What is a Cobra meeting and who attends the Cabinet Office Briefing Rooms?

Whenever there's a crisis in the UK, one thing that often swiftly follows is a Cobra meeting.

For example, one government response to the coronavirus outbreak in the UK is to hold more regular Cobra meetings.

To the public, a Cobra meeting is generally when members of the government meet to discuss the response to a given issue.

That is largely the case, however there is a little more detail than that...

Why are they called Cobra meetings?

Despite sounding as though it's named after a venomous breed of snake - which would be an appropriate metaphor given the purpose of the meetings - Cobra is actually an acronym for a series of rooms in the Cabinet Office in 70 Whitehall.

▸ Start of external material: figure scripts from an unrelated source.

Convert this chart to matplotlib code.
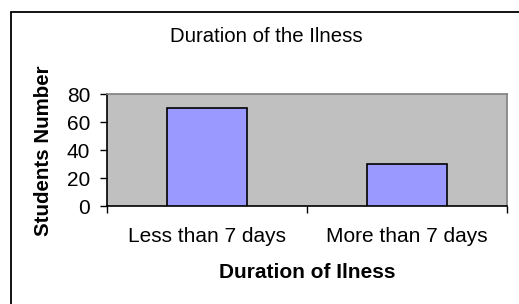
import matplotlib
matplotlib.use("Agg")
import matplotlib.pyplot as plt
from matplotlib.patches import Rectangle

# datos
categorias = ["Less than 7 days", "More than 7 days"]
valores = [70, 30]
yticks = [0, 20, 40, 60, 80]

plt.rcParams["font.family"] = ["Liberation Sans", "DejaVu Sans"]

W, H = 519, 304
fig = plt.figure(figsize=(W / 100, H / 100), dpi=100)

# marco exterior (cortado por la derecha y abajo)
fig.patches.append(Rectangle((11 / W, -0.1), 1.2, 1 - 12 / H + 0.1,
                             transform=fig.transFigure, fill=False,
                             edgecolor="black", linewidth=1.3))

ax = fig.add_axes([107 / W, (H - 206) / H, 400 / W, 112 / H])
ax.set_facecolor("#C0C0C0")

x = list(range(len(categorias)))
ax.bar(x, valores, width=0.4, color="#9999FF", edgecolor="black", linewidth=1.2, zorder=3)

ax.set_xlim(-0.5, len(categorias) - 0.5)
ax.set_ylim(0, 80)
ax.set_yticks(yticks)
ax.tick_params(axis="y", labelsize=15, length=5, width=1, pad=7, color="black")

ax.set_xticks(x)
ax.set_xticklabels(categorias)
ax.tick_params(axis="x", which="major", length=0, labelsize=15, pad=15)
ax.set_xticks([-0.5, 0.5, 1.5], minor=True)
ax.tick_params(axis="x", which="minor", length=5, width=1, color="black")

for s in ["top", "right"]:
    ax.spines[s].set_color("#808080")
    ax.spines[s].set_linewidth(1.2)
for s in ["left", "bottom"]:
    ax.spines[s].set_color("black")
    ax.spines[s].set_linewidth(1.2)

fig.text(266 / W, 1 - 36 / H, "Duration of the Ilness", ha="center", va="center", fontsize=14.7)
fig.text(307 / W, 1 - 273 / H, "Duration of Ilness", ha="center", va="center",
         fontsize=15, fontweight="bold")
fig.text(44 / W, 1 - 151 / H, "Students Number", ha="center", va="center",
         fontsize=14.8, fontweight="bold", rotation=90)

fig.savefig("out.png", dpi=100)
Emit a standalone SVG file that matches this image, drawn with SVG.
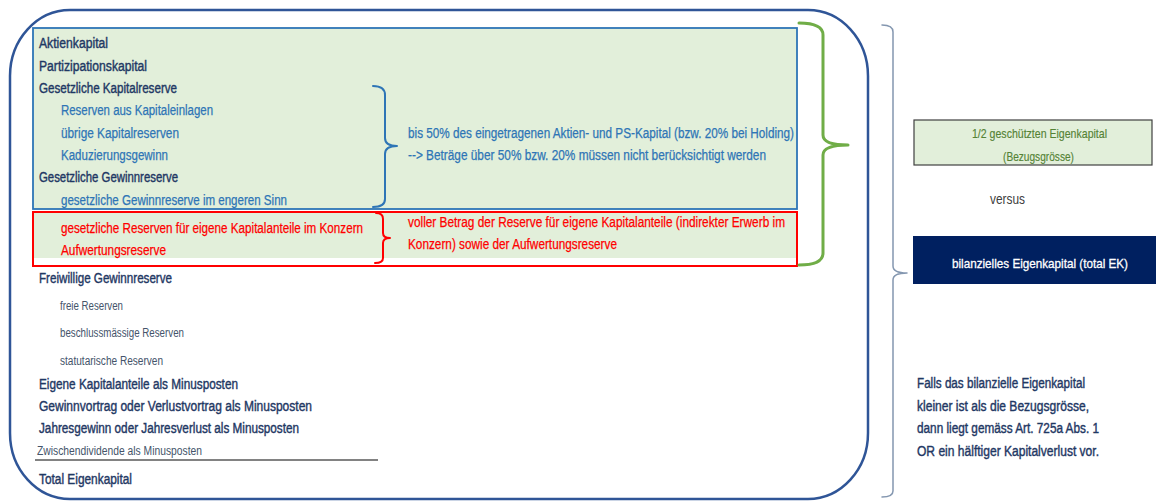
<svg xmlns="http://www.w3.org/2000/svg" width="1158" height="501" viewBox="0 0 1158 501">
<style>
text{font-family:"Liberation Sans",Arial,sans-serif;font-size:14px}
.nv{fill:#1F3864;stroke:#1F3864;stroke-width:0.4}
.bl{fill:#2E75B6;stroke:#2E75B6;stroke-width:0.25}
.rd{fill:#FF0000;stroke:#FF0000;stroke-width:0.25}
.sm{fill:#44546A;font-size:12.5px}
.gr{fill:#548235;font-size:13.5px;stroke:#548235;stroke-width:0.15}
.wh{fill:#FFFFFF;stroke:#FFFFFF;stroke-width:0.3;font-size:13px}
.brace{fill:none;stroke-linejoin:round;stroke-linecap:round}
</style>
<rect width="1158" height="501" fill="#FFFFFF"/>

<g id="outer-frame">
<rect x="10" y="10" width="858" height="489" rx="60" ry="66" fill="none" stroke="#2F5597" stroke-width="2.5"/>
</g>

<g id="protected-block">
<rect x="33" y="28" width="764" height="181" fill="#E2EFDA" stroke="#2E75B6" stroke-width="1.8"/>
<text class="nv" x="39" y="48" textLength="69" lengthAdjust="spacingAndGlyphs">Aktienkapital</text>
<text class="nv" x="39" y="70.5" textLength="108" lengthAdjust="spacingAndGlyphs">Partizipationskapital</text>
<text class="nv" x="39" y="93" textLength="138" lengthAdjust="spacingAndGlyphs">Gesetzliche Kapitalreserve</text>
<text class="bl" x="61" y="115" textLength="152" lengthAdjust="spacingAndGlyphs">Reserven aus Kapitaleinlagen</text>
<text class="bl" x="61" y="137.5" textLength="118" lengthAdjust="spacingAndGlyphs">übrige Kapitalreserven</text>
<text class="bl" x="61" y="160" textLength="107" lengthAdjust="spacingAndGlyphs">Kaduzierungsgewinn</text>
<text class="nv" x="39" y="182" textLength="139" lengthAdjust="spacingAndGlyphs">Gesetzliche Gewinnreserve</text>
<text class="bl" x="61" y="204.5" textLength="226" lengthAdjust="spacingAndGlyphs">gesetzliche Gewinnreserve im engeren Sinn</text>
<text class="bl" x="408" y="137.5" textLength="386" lengthAdjust="spacingAndGlyphs">bis 50% des eingetragenen Aktien- und PS-Kapital (bzw. 20% bei Holding)</text>
<text class="bl" x="408" y="160" textLength="358" lengthAdjust="spacingAndGlyphs">--&gt; Beträge über 50% bzw. 20% müssen nicht berücksichtigt werden</text>
</g>

<g id="full-amount-block">
<rect x="33" y="212" width="764" height="46" fill="#E2EFDA"/>
<rect x="33" y="212" width="764" height="54" fill="none" stroke="#FF0000" stroke-width="2"/>
<text class="rd" x="61" y="232.5" textLength="302" lengthAdjust="spacingAndGlyphs">gesetzliche Reserven für eigene Kapitalanteile im Konzern</text>
<text class="rd" x="61" y="254.5" textLength="105" lengthAdjust="spacingAndGlyphs">Aufwertungsreserve</text>
<text class="rd" x="408" y="226.5" textLength="377" lengthAdjust="spacingAndGlyphs">voller Betrag der Reserve für eigene Kapitalanteile (indirekter Erwerb im</text>
<text class="rd" x="408" y="249" textLength="209" lengthAdjust="spacingAndGlyphs">Konzern) sowie der Aufwertungsreserve</text>
</g>

<g id="other-items">
<text class="nv" x="39" y="282.5" textLength="133" lengthAdjust="spacingAndGlyphs">Freiwillige Gewinnreserve</text>
<text class="sm" x="60" y="309.5" textLength="63" lengthAdjust="spacingAndGlyphs">freie Reserven</text>
<text class="sm" x="60" y="337" textLength="124" lengthAdjust="spacingAndGlyphs">beschlussmässige Reserven</text>
<text class="sm" x="60" y="365" textLength="103" lengthAdjust="spacingAndGlyphs">statutarische Reserven</text>
<text class="nv" x="39" y="388.5" textLength="199" lengthAdjust="spacingAndGlyphs">Eigene Kapitalanteile als Minusposten</text>
<text class="nv" x="39" y="410.5" textLength="273" lengthAdjust="spacingAndGlyphs">Gewinnvortrag oder Verlustvortrag als Minusposten</text>
<text class="nv" x="39" y="432.5" textLength="260" lengthAdjust="spacingAndGlyphs">Jahresgewinn oder Jahresverlust als Minusposten</text>
<text class="sm" x="37" y="454.5" textLength="165" lengthAdjust="spacingAndGlyphs">Zwischendividende als Minusposten</text>
<line x1="35" y1="460" x2="378" y2="460" stroke="#595959" stroke-width="1.5"/>
<text class="nv" x="39" y="484" textLength="93" lengthAdjust="spacingAndGlyphs">Total Eigenkapital</text>
</g>

<g id="reference-size">
<rect x="914" y="120" width="238" height="45" fill="#E2EFDA" stroke="#404040" stroke-width="1.2"/>
<text class="gr" x="1039.5" y="138" text-anchor="middle" textLength="135" lengthAdjust="spacingAndGlyphs">1/2 geschützten Eigenkapital</text>
<text class="gr" x="1038.5" y="161" text-anchor="middle" textLength="71" lengthAdjust="spacingAndGlyphs">(Bezugsgrösse)</text>
</g>

<g id="versus">
<text x="990" y="204" font-size="12" fill="#404040" textLength="35" lengthAdjust="spacingAndGlyphs">versus</text>
</g>

<g id="balance-equity">
<rect x="913" y="236" width="243" height="48" fill="#002060"/>
<text class="wh" x="1040" y="267.5" text-anchor="middle" textLength="176" lengthAdjust="spacingAndGlyphs">bilanzielles Eigenkapital (total EK)</text>
</g>

<g id="conclusion">
<text class="nv" x="917" y="387.5" textLength="168" lengthAdjust="spacingAndGlyphs">Falls das bilanzielle Eigenkapital</text>
<text class="nv" x="917" y="410.5" textLength="172" lengthAdjust="spacingAndGlyphs">kleiner ist als die Bezugsgrösse,</text>
<text class="nv" x="917" y="433" textLength="182" lengthAdjust="spacingAndGlyphs">dann liegt gemäss Art. 725a Abs. 1</text>
<text class="nv" x="917" y="455.5" textLength="182" lengthAdjust="spacingAndGlyphs">OR ein hälftiger Kapitalverlust vor.</text>
</g>

<g id="connectors">
<path class="brace" stroke="#2E75B6" stroke-width="2" d="M373,86 Q385,86 385,95 L385,138 Q385,146 397,146 Q385,146 385,154 L385,199 Q385,207 373,207"/>
<path class="brace" stroke="#FF0000" stroke-width="2" d="M376,213 Q383,213 383,219 L383,233 Q383,238 390,238 Q383,238 383,243 L383,258 Q383,263 375,263"/>
<path class="brace" stroke="#70AD47" stroke-width="3" d="M799,23 Q823,23 823,35 L823,135 Q823,145 848,145 Q823,145 823,155 L823,253 Q823,265 799,265"/>
<path class="brace" stroke="#8497B0" stroke-width="1.5" d="M882,25 Q893,25 893,32 L893,266 Q893,273 907,273 Q893,273 893,280 L893,491 Q893,497 882,497"/>
</g>
</svg>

You'll sometimes see it referred to as COBR, which stands for: Cabinet Office Briefing Room.

The A is believed to stand for briefing room A, however it's unclear whether that's actually the case - room F was the most commonly-used when the meetings first began to take place.

While Cobra does refer to that set of rooms in the Cabinet Office, the term is shorthand for the 'Civil Contingencies Committee', which is the group of people who meet inside the rooms to discuss various issues.

When someone says "Cobra is meeting", what they actually mean is "members of the Civil Contingencies Committee are convening in the Cabinet Office".

According to the Institute for Government, the term was born when an emergency situation centre was developed for the government to review its response to the the 1972 miners’ strike.

Who attends Cobra meetings?

Unlike a Cabinet meeting - where frontbenchers meet the prime minister - there is no rigid register for who should attend a Cobra meeting and not even Boris Johnson has to attend.

The composition of any Cobra meeting depends on the issue that is to be discussed.

According to the Institute for Government, it's usually made up of officials and agency personnel, alongside ministers, from relevant departments and agencies.

For example, as the government discusses its response to the coronavirus outbreak, England's Chief Medical Officer Chris Whitty attends.

On the other hand, following a terror attack Mr Whitty would not attend, but perhaps the UK's top police officer, Met Commissioner Cressida Dick, would.

The meetings are usually chaired by the most senior and most relevant minister in the room, plus the prime minister.

So it's likely that Prime Minister Johnson and Health Secretary Matt Hancock are chairing coronavirus Cobra meetings.

What does Cobra do?

Prime Minister Boris Johnson, flanked by Chief Medical Officer for England Chris Whitty and Chief Scientific Adviser Sir Patrick Vallance, held a press conference to update the public on coronavirus following a Cobra meeting. Credit: PA

The purpose of a Cobra meeting is to discuss high-level coordination and decision-making in the face of a crisis, according to the Institute for Government.

The crisis could be a range of things, including natural disasters, terrorist attacks, major industrial accidents, and as coronavirus has demonstrated, threats to public health.

Chairing a Cobra meeting is often a good way for a prime minister to demonstrate to the public how he or she has a grip on a situation but the relevant people will usually already have been making decisions well before a meeting is called.

According to the Institute for Government, Cobra's purpose is to "keep ministers appraised of the situation, to ensure that the wider response of the government is coordinated, to record and disseminate key decisions and updates to all relevant ministers and officials, and to provide ministers and the prime minister with up to date information on the situation for any decisions that they may need to make".